* Begin *
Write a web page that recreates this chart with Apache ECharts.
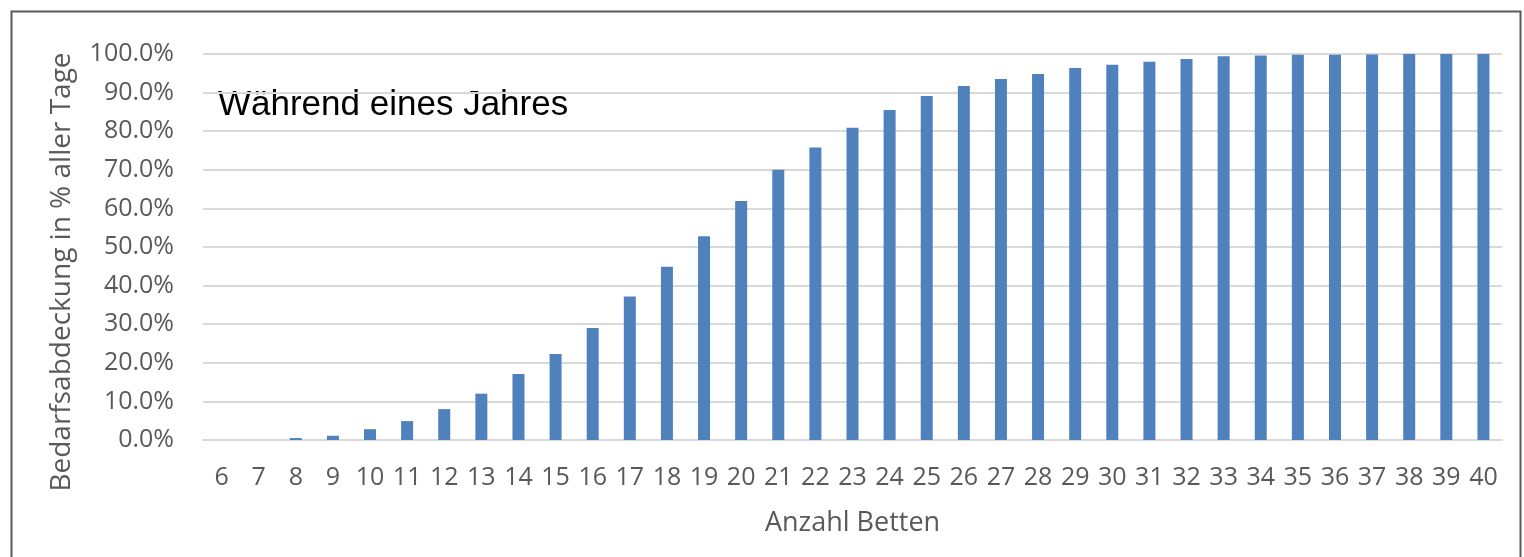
<!DOCTYPE html>
<html>
<head>
<meta charset="utf-8">
<script src="https://cdn.jsdelivr.net/npm/echarts@6/dist/echarts.min.js"></script>
<style>
html,body{margin:0;padding:0;background:#fff;}
#chart{width:1524px;height:557px;}
</style>
</head>
<body>
<div id="chart"></div>
<script>
const categories = ['6','7','8','9','10','11','12','13','14','15','16','17','18','19','20','21','22','23','24','25','26','27','28','29','30','31','32','33','34','35','36','37','38','39','40'];
const coverage = [0.0,0.0,0.5,1.1,2.8,4.9,8.0,12.0,17.1,22.3,29.0,37.2,44.9,52.8,61.9,70.0,75.8,80.9,85.5,89.1,91.7,93.5,94.8,96.4,97.2,98.0,98.7,99.4,99.6,99.8,99.8,99.9,100.0,100.0,100.0];
const yTicks = { min: 0, max: 100, interval: 10 };
const xTitle = 'Anzahl Betten';
const yTitle = 'Bedarfsabdeckung in % aller Tage';
const annotation = 'Während eines Jahres';

const chart = echarts.init(document.getElementById('chart'), null, {renderer:'canvas'});
const labelFont = "'Open Sans', sans-serif";
chart.setOption({
  animation: false,
  backgroundColor: '#ffffff',
  grid: { left: 203, right: 22, top: 54, bottom: 117 },
  xAxis: {
    type: 'category',
    data: categories,
    name: xTitle,
    nameLocation: 'middle',
    nameGap: 70,
    nameTextStyle: { color: '#595959', fontSize: 27, fontFamily: labelFont },
    axisLine: { lineStyle: { color: '#d9d9d9', width: 2 } },
    axisTick: { show: false },
    axisLabel: { color: '#595959', fontSize: 25, fontFamily: labelFont, margin: 25, interval: 0 }
  },
  yAxis: {
    type: 'value',
    min: yTicks.min, max: yTicks.max, interval: yTicks.interval,
    axisLine: { show: false },
    axisTick: { show: false },
    splitLine: { lineStyle: { color: '#d9d9d9', width: 2 } },
    axisLabel: { color: '#595959', fontSize: 25, fontFamily: labelFont, margin: 29,
      formatter: v => v.toFixed(1) + '%' }
  },
  series: [{
    type: 'bar',
    data: coverage,
    barWidth: 12,
    itemStyle: { color: '#4f81bd' }
  }],
  graphic: [
    { type: 'rect', left: 9, top: 9, shape: { width: 1509, height: 560 },
      style: { fill: 'none', stroke: '#595959', lineWidth: 2 }, silent: true, z: -1 },
    { type: 'text', left: 218, top: 88,
      style: { text: annotation, fill: '#000000', font: "35px 'Liberation Sans', Arial, sans-serif" } },
    { type: 'text', x: 62, y: 272, rotation: Math.PI / 2,
      style: { text: yTitle, fill: '#595959', font: "28px 'Open Sans', sans-serif",
        textAlign: 'center', textVerticalAlign: 'middle' } }
  ]
});
</script>
</body>
</html>
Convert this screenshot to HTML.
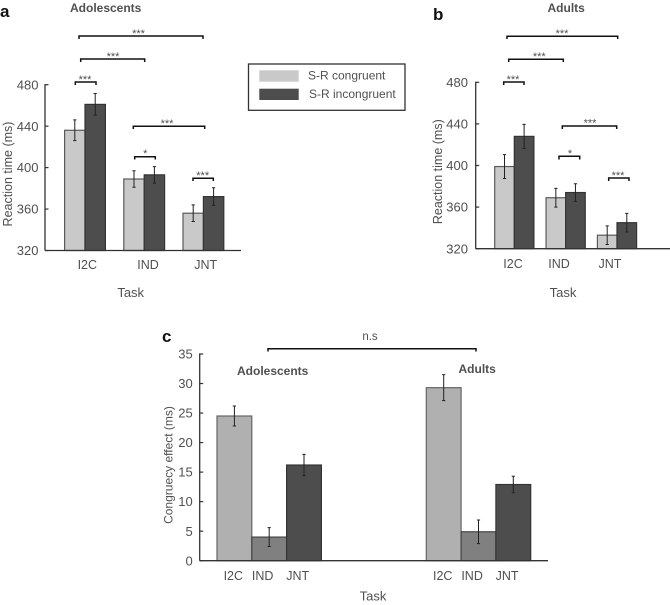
<!DOCTYPE html>
<html lang="en">
<head>
<meta charset="utf-8">
<title>Reaction time and congruency effect</title>
<style>
html,body{margin:0;padding:0;background:#fff;}
svg{display:block;filter:blur(0.25px);}
text{font-family:"Liberation Sans",Arial,sans-serif;fill:#505050;}
.tick{font-size:13px;}
.cat{font-size:12.5px;}
.title{font-size:12px;font-weight:bold;}
.ax{font-size:13px;}
.ylab{font-size:12.5px;}
.letter{font-size:17px;font-weight:bold;fill:#111;}
.star{font-size:11px;text-anchor:middle;}
.br{fill:none;stroke:#111;stroke-width:1.5;}
</style>
</head>
<body>
<svg id="chart" width="670" height="605" viewBox="0 0 670 605" xmlns="http://www.w3.org/2000/svg">
  <g>
    <text class="letter" x="0" y="17">a</text>
    <text class="title" x="70" y="12">Adolescents</text>
    <text class="ylab" transform="translate(12,174) rotate(-90)" text-anchor="middle">Reaction time (ms)</text>
    <text class="ax" x="130.7" y="297" text-anchor="middle">Task</text>
    <path class="br" d="M79 39V36H203V39"/>
    <text class="star" x="138.5" y="37">***</text>
    <path class="br" d="M80.7 62V59H144.7V62"/>
    <text class="star" x="113" y="60">***</text>
    <path class="br" d="M75.3 85V82H96V85"/>
    <text class="star" x="85" y="83">***</text>
    <path class="br" d="M133.3 129V126.3H204.7V129"/>
    <text class="star" x="167" y="127">***</text>
    <path class="br" d="M134.7 159.5V156.7H155.3V159.5"/>
    <text class="star" x="145.3" y="157">*</text>
    <path class="br" d="M193 181V178.3H213.3V181"/>
    <text class="star" x="202.7" y="179">***</text>
  </g>
  <g>
    <text class="letter" x="433" y="20">b</text>
    <text class="title" x="547.5" y="12">Adults</text>
    <text class="ylab" transform="translate(442,171.7) rotate(-90)" text-anchor="middle">Reaction time (ms)</text>
    <text class="ax" x="563" y="297" text-anchor="middle">Task</text>
    <path class="br" d="M507 39V36.3H617.7V39"/>
    <text class="star" x="562" y="37">***</text>
    <path class="br" d="M508.7 62V59.3H563.3V62"/>
    <text class="star" x="539.3" y="60">***</text>
    <path class="br" d="M503.7 85V82H524V85"/>
    <text class="star" x="513" y="83">***</text>
    <path class="br" d="M562.3 129V126H616.7V129"/>
    <text class="star" x="590" y="126.5">***</text>
    <path class="br" d="M559 159.5V156.3H579.7V159.5"/>
    <text class="star" x="570" y="157">*</text>
    <path class="br" d="M608.7 181V178H629V181"/>
    <text class="star" x="618" y="179">***</text>
  </g>
  <g>
    <rect x="248.5" y="64" width="156.5" height="46.3" fill="#fff" stroke="#333" stroke-width="1.3"/>
    <rect x="259.3" y="70.3" width="39.4" height="11.4" fill="#c9c9c9"/>
    <text x="308" y="79.5" style="font-size:12px">S-R congruent</text>
    <rect x="259.3" y="88.7" width="39.4" height="11.3" fill="#4d4d4d"/>
    <text x="309" y="98" style="font-size:12px">S-R incongruent</text>
  </g>
  <g>
    <text class="letter" x="162" y="342">c</text>
    <text class="title" x="237" y="375">Adolescents</text>
    <text class="title" x="458.5" y="373">Adults</text>
    <text class="ylab" style="font-size:12px" transform="translate(172.5,465) rotate(-90)" text-anchor="middle">Congruecy effect (ms)</text>
    <text class="ax" x="373" y="600.5" text-anchor="middle">Task</text>
    <path class="br" d="M268 351.5V348.7H476V351.5"/>
    <text x="370" y="340" text-anchor="middle" style="font-size:11.5px">n.s</text>
  </g>
  <g id="marks"></g>
</svg>
<script>
// Panel a: adolescents reaction time (ms)
const categories = ['I2C', 'IND', 'JNT'];
const rtTicks = [320, 360, 400, 440, 480];
const aCongruent = [436, 389, 356];
const aIncongruent = [461, 393, 372];
const aCongruentErr = [10, 8, 8];
const aIncongruentErr = [10.5, 8, 8.5];
// Panel b: adults reaction time (ms)
const bCongruent = [399, 369, 333];
const bIncongruent = [428, 374, 345];
const bCongruentErr = [11.5, 9, 9];
const bIncongruentErr = [11.5, 8.5, 9];
// Panel c: congruency effect (ms)
const effectTicks = [0, 5, 10, 15, 20, 25, 30, 35];
const cAdolescents = [24.5, 4, 16.2];
const cAdults = [29.3, 4.9, 12.9];
const cAdolescentsErr = [1.7, 1.6, 1.8];
const cAdultsErr = [2.2, 2, 1.4];

const NS = 'http://www.w3.org/2000/svg';
const root = document.getElementById('marks');

function add(tag, props, text) {
  const el = document.createElementNS(NS, tag);
  for (const k in props) el.setAttribute(k, props[k]);
  if (text !== undefined) el.textContent = text;
  root.appendChild(el);
  return el;
}

function linearY(domainLo, domainHi, pxLo, pxHi) {
  return v => pxLo + (v - domainLo) * (pxHi - pxLo) / (domainHi - domainLo);
}

// Category labels sit on a regular step; the middle label carries a small offset.
function catLabelX(first, step, midNudge, i) {
  return first + step * i + (i === 1 ? midNudge : 0);
}

function drawAxes(prefix, y, ticks, axisX, axisEnd, labelRight) {
  const base = y(ticks[0]);
  const top = y(ticks[ticks.length - 1]);
  ticks.forEach(t => {
    const mark = add('line', {x1: axisX, x2: axisX + 3.5, y1: y(t), y2: y(t), stroke: '#333', 'stroke-width': 1.2});
    
    
    const label = add('text', {class: 'tick', x: labelRight, y: y(t) + 4.6, 'text-anchor': 'end'}, String(t));
    
    
  });
  const yAxis = add('line', {x1: axisX, x2: axisX, y1: top - 0.6, y2: base, stroke: '#333', 'stroke-width': 1.3});
  
  
  return function drawBaseline() {
    const xAxis = add('line', {x1: axisX, x2: axisEnd, y1: base, y2: base, stroke: '#333', 'stroke-width': 1.3});
    
    
  };
}

function drawBar(name, x, width, value, err, y, baseValue, fill, stroke) {
  const top = y(value);
  const bar = add('rect', {x: x, y: top, width: width, height: y(baseValue) - top, fill: fill, stroke: stroke, 'stroke-width': 1.2});
  
  
  const cx = x + width / 2;
  const hi = y(value + err);
  const lo = y(value - err);
  const whisker = add('path', {
    d: 'M' + cx + ' ' + hi + 'V' + lo + 'M' + (cx - 1.6) + ' ' + hi + 'H' + (cx + 1.6) + 'M' + (cx - 1.6) + ' ' + lo + 'H' + (cx + 1.6),
    fill: 'none', stroke: '#222', 'stroke-width': 1
  });
  
  
}

function drawRtPanel(prefix, opts, congruent, incongruent, congruentErr, incongruentErr) {
  const y = linearY(320, 480, opts.base, opts.top);
  const finish = drawAxes(prefix, y, rtTicks, opts.axisX, opts.axisEnd, opts.labelRight);
  categories.forEach((c, i) => {
    const center = opts.first + opts.step * i;
    drawBar(prefix + '-bar-' + c + '-congruent', center - opts.barW, opts.barW, congruent[i], congruentErr[i], y, 320, '#c9c9c9', '#5a5a5a');
    drawBar(prefix + '-bar-' + c + '-incongruent', center, opts.barW, incongruent[i], incongruentErr[i], y, 320, '#4d4d4d', '#333');
    const label = add('text', {class: 'cat', x: catLabelX(opts.labelFirst, opts.labelStep, opts.labelNudge, i), y: opts.labelY, 'text-anchor': 'middle'}, c);
    
    
  });
  finish();
}

drawRtPanel('panel-a', {base: 250.5, top: 84.7, axisX: 45, axisEnd: 241, labelRight: 38.5, first: 85, step: 59.2, barW: 20.4, labelFirst: 87.3, labelStep: 59.2, labelNudge: 1.5, labelY: 269}, aCongruent, aIncongruent, aCongruentErr, aIncongruentErr);
drawRtPanel('panel-b', {base: 248.7, top: 82.3, axisX: 475.7, axisEnd: 670, labelRight: 468, first: 514.3, step: 51.35, barW: 19.6, labelFirst: 513, labelStep: 48.5, labelNudge: -2.5, labelY: 268}, bCongruent, bIncongruent, bCongruentErr, bIncongruentErr);

// Panel c
const yC = linearY(0, 35, 560.7, 354);
const finishC = drawAxes('panel-c', yC, effectTicks, 199.7, 548, 192.7);
const cFills = ['#b0b0b0', '#808080', '#4d4d4d'];
const cStrokes = ['#666', '#444', '#333'];
function drawEffectGroup(prefix, values, errs, firstX, labelFirst) {
  categories.forEach((c, i) => {
    drawBar(prefix + '-bar-' + c, firstX + 34.8 * i, 34.8, values[i], errs[i], yC, 0, cFills[i], cStrokes[i]);
    const label = add('text', {class: 'cat', x: catLabelX(labelFirst, 32.2, -2.8, i), y: 580, 'text-anchor': 'middle'}, c);
    
    
  });
}
drawEffectGroup('panel-c-adolescents', cAdolescents, cAdolescentsErr, 217, 233.3);
drawEffectGroup('panel-c-adults', cAdults, cAdultsErr, 426.3, 442.7);
finishC();
</script>
</body>
</html>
* End *
## The problem
Each line that holds the word "this" is to be copied.

## Problem solution
Write a web page that recreates this chart with Apache ECharts.
Convert this screenshot to HTML.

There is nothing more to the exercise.